Martin Luther had certain things in common with the humanists, but I'm not sure that I would call him humanistic in his outlook. Ultimately, the humanists' veneration of classical texts and classical writing was joined with a veneration of the classical world's sense of civic morality. When reading the likes of Cicero, they would tend to focus on his use of argumentation and rhetoric or draw on his example as a great statesman and leader. While they were still religious, the humanists tended to place a much greater focus on the current life, and one's responsibilities within a civic or social community, than the medieval scholastics, who tended to look primarily toward God, did.
That being said, both Luther and the humanists shared a common ground. First and foremost, they both shared a disdain for medieval scholasticism, which they dismissed as artificial and, in many respects, even trivial. Famously, the Protestant formulation of "Sola Scriptura" represented a dramatic break with Christian tradition, stating that theological truth could only be found within the Bible itself, not through the teachings of church tradition. As a result of this viewpoint, Luther also translated the Bible into the vernacular so that the laity could actually read the scripture and not rely solely on intermediaries such as priests.
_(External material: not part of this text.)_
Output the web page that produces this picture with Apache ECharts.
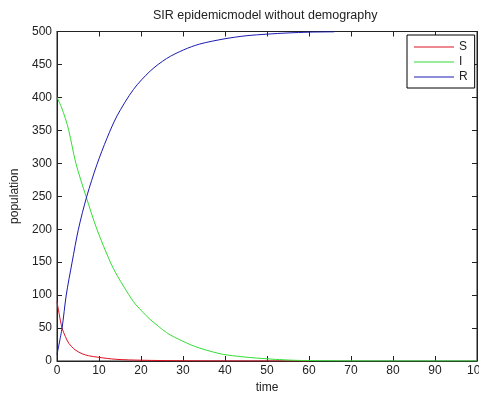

In this, also, Luther paralleled earlier humanists, like Erasmus.
The rallying cry of Renaissance humanism was "Ad fontes!" or "Back to the sources." Renaissance thinkers consciously returned to the treasures of classical learning for inspiration, seeing them as examples to be imitated in a variety of human endeavors, including everything from art and architecture to poetry and political philosophy.
Luther was himself influenced by the humanist veneration of antiquity. However, antiquity for him meant primitive Christianity and the sources he went back to were the Holy Scriptures. In his principle of sola scriptura, Luther insisted that the ultimate truth of things lay in the Bible and nowhere else. Individual Christian believers should interpret the word of God for themselves, instead of relying on the Church to do it for them.
In their privileging of pagan thought, Renaissance humanists often sought to bypass the authority of the Church; they shared with Luther a total disdain for the scholastic philosophy used to provide intellectual support for that authority. However, they still venerated human thought; for Luther, sole authority was vested in the word of God as interpreted by the individual believer.